- **Written request**
Extract the whole listing as it stands. Do not include the pictures.

- **Source data**
______________________________

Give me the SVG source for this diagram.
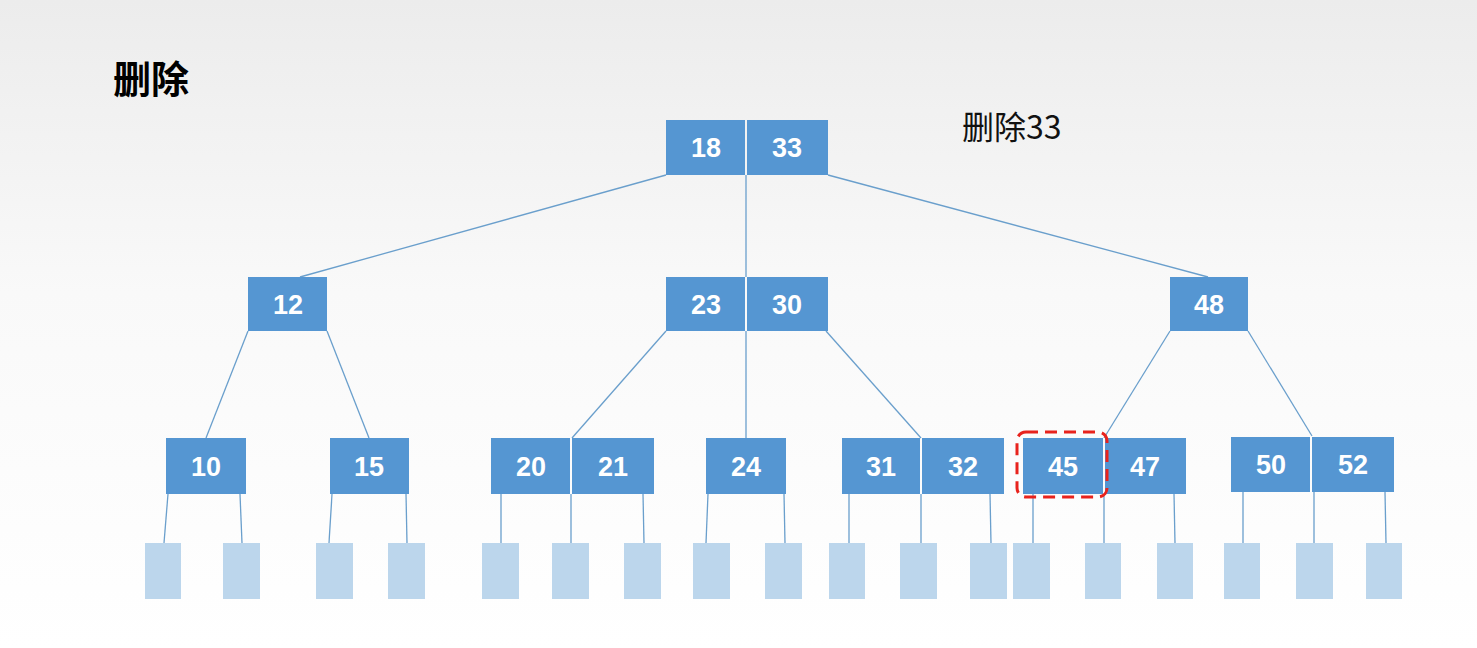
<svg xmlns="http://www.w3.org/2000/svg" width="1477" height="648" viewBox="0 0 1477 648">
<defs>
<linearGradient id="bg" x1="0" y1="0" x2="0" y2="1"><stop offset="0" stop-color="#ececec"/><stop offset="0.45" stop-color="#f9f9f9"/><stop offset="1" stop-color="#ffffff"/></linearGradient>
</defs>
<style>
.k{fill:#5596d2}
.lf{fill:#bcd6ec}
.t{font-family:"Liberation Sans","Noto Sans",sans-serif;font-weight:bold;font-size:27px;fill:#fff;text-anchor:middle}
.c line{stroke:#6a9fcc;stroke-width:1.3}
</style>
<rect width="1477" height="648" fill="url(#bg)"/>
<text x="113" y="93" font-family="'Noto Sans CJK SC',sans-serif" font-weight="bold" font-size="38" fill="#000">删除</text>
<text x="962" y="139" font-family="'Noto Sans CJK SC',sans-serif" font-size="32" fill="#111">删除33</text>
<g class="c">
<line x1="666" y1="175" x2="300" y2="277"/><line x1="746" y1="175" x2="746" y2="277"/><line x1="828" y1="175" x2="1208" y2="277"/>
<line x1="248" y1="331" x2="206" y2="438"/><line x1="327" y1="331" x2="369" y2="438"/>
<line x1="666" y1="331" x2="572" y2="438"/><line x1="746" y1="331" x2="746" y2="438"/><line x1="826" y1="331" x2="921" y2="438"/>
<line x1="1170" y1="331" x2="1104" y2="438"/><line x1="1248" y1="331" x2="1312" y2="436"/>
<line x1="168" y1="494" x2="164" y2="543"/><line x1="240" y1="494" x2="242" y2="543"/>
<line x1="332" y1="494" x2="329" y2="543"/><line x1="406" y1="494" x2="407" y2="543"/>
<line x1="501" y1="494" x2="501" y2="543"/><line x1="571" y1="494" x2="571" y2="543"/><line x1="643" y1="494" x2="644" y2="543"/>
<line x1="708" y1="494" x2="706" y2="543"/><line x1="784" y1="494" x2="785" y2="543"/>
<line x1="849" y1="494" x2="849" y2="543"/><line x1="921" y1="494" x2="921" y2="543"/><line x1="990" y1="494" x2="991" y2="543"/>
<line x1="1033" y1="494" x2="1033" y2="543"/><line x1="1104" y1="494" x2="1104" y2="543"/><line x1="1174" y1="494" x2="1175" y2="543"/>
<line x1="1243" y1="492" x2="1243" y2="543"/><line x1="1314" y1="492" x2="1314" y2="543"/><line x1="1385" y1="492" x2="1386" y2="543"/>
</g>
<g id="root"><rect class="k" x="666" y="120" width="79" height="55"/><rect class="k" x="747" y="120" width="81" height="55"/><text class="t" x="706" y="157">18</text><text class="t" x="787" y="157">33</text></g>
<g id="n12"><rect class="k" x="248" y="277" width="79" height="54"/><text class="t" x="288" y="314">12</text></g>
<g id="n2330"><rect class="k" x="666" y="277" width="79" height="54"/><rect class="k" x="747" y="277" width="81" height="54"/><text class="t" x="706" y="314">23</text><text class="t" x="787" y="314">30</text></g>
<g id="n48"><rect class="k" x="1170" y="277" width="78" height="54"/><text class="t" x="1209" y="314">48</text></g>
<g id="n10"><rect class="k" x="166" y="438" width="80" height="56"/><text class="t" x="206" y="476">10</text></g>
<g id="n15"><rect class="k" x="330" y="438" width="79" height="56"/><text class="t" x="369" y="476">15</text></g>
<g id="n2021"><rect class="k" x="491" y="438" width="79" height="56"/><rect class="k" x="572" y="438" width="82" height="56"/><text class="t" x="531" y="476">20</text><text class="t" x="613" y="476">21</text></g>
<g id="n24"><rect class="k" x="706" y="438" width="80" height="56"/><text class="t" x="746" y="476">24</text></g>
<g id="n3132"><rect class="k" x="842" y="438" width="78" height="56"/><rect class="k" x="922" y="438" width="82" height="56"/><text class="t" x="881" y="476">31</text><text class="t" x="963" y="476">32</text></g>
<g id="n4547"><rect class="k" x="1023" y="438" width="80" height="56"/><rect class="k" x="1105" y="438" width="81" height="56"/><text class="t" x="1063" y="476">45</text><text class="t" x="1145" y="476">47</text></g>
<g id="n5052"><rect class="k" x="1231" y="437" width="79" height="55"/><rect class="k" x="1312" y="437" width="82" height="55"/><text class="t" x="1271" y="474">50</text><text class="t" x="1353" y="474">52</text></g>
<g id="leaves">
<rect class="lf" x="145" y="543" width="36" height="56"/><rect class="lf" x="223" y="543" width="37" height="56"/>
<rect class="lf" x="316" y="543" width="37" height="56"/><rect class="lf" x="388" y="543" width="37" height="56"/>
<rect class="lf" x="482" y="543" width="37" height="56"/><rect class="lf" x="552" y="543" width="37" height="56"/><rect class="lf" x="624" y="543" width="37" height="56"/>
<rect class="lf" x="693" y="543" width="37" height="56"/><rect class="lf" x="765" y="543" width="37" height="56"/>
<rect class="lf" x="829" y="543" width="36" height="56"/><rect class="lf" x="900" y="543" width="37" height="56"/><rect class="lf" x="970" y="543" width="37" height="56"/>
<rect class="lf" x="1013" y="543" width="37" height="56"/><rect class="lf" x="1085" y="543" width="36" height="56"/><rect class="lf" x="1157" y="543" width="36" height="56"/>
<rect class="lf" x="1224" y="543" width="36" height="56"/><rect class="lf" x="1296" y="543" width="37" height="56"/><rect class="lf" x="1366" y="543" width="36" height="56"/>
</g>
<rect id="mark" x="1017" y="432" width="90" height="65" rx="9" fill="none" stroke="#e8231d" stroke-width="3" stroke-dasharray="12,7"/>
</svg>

______________________________

- **Solution to this task**
Give me the SVG source for this diagram.
<svg xmlns="http://www.w3.org/2000/svg" width="1477" height="648" viewBox="0 0 1477 648">
<defs>
<linearGradient id="bg" x1="0" y1="0" x2="0" y2="1"><stop offset="0" stop-color="#ececec"/><stop offset="0.45" stop-color="#f9f9f9"/><stop offset="1" stop-color="#ffffff"/></linearGradient>
</defs>
<style>
.k{fill:#5596d2}
.lf{fill:#bcd6ec}
.t{font-family:"Liberation Sans","Noto Sans",sans-serif;font-weight:bold;font-size:27px;fill:#fff;text-anchor:middle}
.c line{stroke:#6a9fcc;stroke-width:1.3}
</style>
<rect width="1477" height="648" fill="url(#bg)"/>
<text x="113" y="93" font-family="'Noto Sans CJK SC',sans-serif" font-weight="bold" font-size="38" fill="#000">删除</text>
<text x="962" y="139" font-family="'Noto Sans CJK SC',sans-serif" font-size="32" fill="#111">删除33</text>
<g class="c">
<line x1="666" y1="175" x2="300" y2="277"/><line x1="746" y1="175" x2="746" y2="277"/><line x1="828" y1="175" x2="1208" y2="277"/>
<line x1="248" y1="331" x2="206" y2="438"/><line x1="327" y1="331" x2="369" y2="438"/>
<line x1="666" y1="331" x2="572" y2="438"/><line x1="746" y1="331" x2="746" y2="438"/><line x1="826" y1="331" x2="921" y2="438"/>
<line x1="1170" y1="331" x2="1104" y2="438"/><line x1="1248" y1="331" x2="1312" y2="436"/>
<line x1="168" y1="494" x2="164" y2="543"/><line x1="240" y1="494" x2="242" y2="543"/>
<line x1="332" y1="494" x2="329" y2="543"/><line x1="406" y1="494" x2="407" y2="543"/>
<line x1="501" y1="494" x2="501" y2="543"/><line x1="571" y1="494" x2="571" y2="543"/><line x1="643" y1="494" x2="644" y2="543"/>
<line x1="708" y1="494" x2="706" y2="543"/><line x1="784" y1="494" x2="785" y2="543"/>
<line x1="849" y1="494" x2="849" y2="543"/><line x1="921" y1="494" x2="921" y2="543"/><line x1="990" y1="494" x2="991" y2="543"/>
<line x1="1033" y1="494" x2="1033" y2="543"/><line x1="1104" y1="494" x2="1104" y2="543"/><line x1="1174" y1="494" x2="1175" y2="543"/>
<line x1="1243" y1="492" x2="1243" y2="543"/><line x1="1314" y1="492" x2="1314" y2="543"/><line x1="1385" y1="492" x2="1386" y2="543"/>
</g>
<g id="root"><rect class="k" x="666" y="120" width="79" height="55"/><rect class="k" x="747" y="120" width="81" height="55"/><text class="t" x="706" y="157">18</text><text class="t" x="787" y="157">33</text></g>
<g id="n12"><rect class="k" x="248" y="277" width="79" height="54"/><text class="t" x="288" y="314">12</text></g>
<g id="n2330"><rect class="k" x="666" y="277" width="79" height="54"/><rect class="k" x="747" y="277" width="81" height="54"/><text class="t" x="706" y="314">23</text><text class="t" x="787" y="314">30</text></g>
<g id="n48"><rect class="k" x="1170" y="277" width="78" height="54"/><text class="t" x="1209" y="314">48</text></g>
<g id="n10"><rect class="k" x="166" y="438" width="80" height="56"/><text class="t" x="206" y="476">10</text></g>
<g id="n15"><rect class="k" x="330" y="438" width="79" height="56"/><text class="t" x="369" y="476">15</text></g>
<g id="n2021"><rect class="k" x="491" y="438" width="79" height="56"/><rect class="k" x="572" y="438" width="82" height="56"/><text class="t" x="531" y="476">20</text><text class="t" x="613" y="476">21</text></g>
<g id="n24"><rect class="k" x="706" y="438" width="80" height="56"/><text class="t" x="746" y="476">24</text></g>
<g id="n3132"><rect class="k" x="842" y="438" width="78" height="56"/><rect class="k" x="922" y="438" width="82" height="56"/><text class="t" x="881" y="476">31</text><text class="t" x="963" y="476">32</text></g>
<g id="n4547"><rect class="k" x="1023" y="438" width="80" height="56"/><rect class="k" x="1105" y="438" width="81" height="56"/><text class="t" x="1063" y="476">45</text><text class="t" x="1145" y="476">47</text></g>
<g id="n5052"><rect class="k" x="1231" y="437" width="79" height="55"/><rect class="k" x="1312" y="437" width="82" height="55"/><text class="t" x="1271" y="474">50</text><text class="t" x="1353" y="474">52</text></g>
<g id="leaves">
<rect class="lf" x="145" y="543" width="36" height="56"/><rect class="lf" x="223" y="543" width="37" height="56"/>
<rect class="lf" x="316" y="543" width="37" height="56"/><rect class="lf" x="388" y="543" width="37" height="56"/>
<rect class="lf" x="482" y="543" width="37" height="56"/><rect class="lf" x="552" y="543" width="37" height="56"/><rect class="lf" x="624" y="543" width="37" height="56"/>
<rect class="lf" x="693" y="543" width="37" height="56"/><rect class="lf" x="765" y="543" width="37" height="56"/>
<rect class="lf" x="829" y="543" width="36" height="56"/><rect class="lf" x="900" y="543" width="37" height="56"/><rect class="lf" x="970" y="543" width="37" height="56"/>
<rect class="lf" x="1013" y="543" width="37" height="56"/><rect class="lf" x="1085" y="543" width="36" height="56"/><rect class="lf" x="1157" y="543" width="36" height="56"/>
<rect class="lf" x="1224" y="543" width="36" height="56"/><rect class="lf" x="1296" y="543" width="37" height="56"/><rect class="lf" x="1366" y="543" width="36" height="56"/>
</g>
<rect id="mark" x="1017" y="432" width="90" height="65" rx="9" fill="none" stroke="#e8231d" stroke-width="3" stroke-dasharray="12,7"/>
</svg>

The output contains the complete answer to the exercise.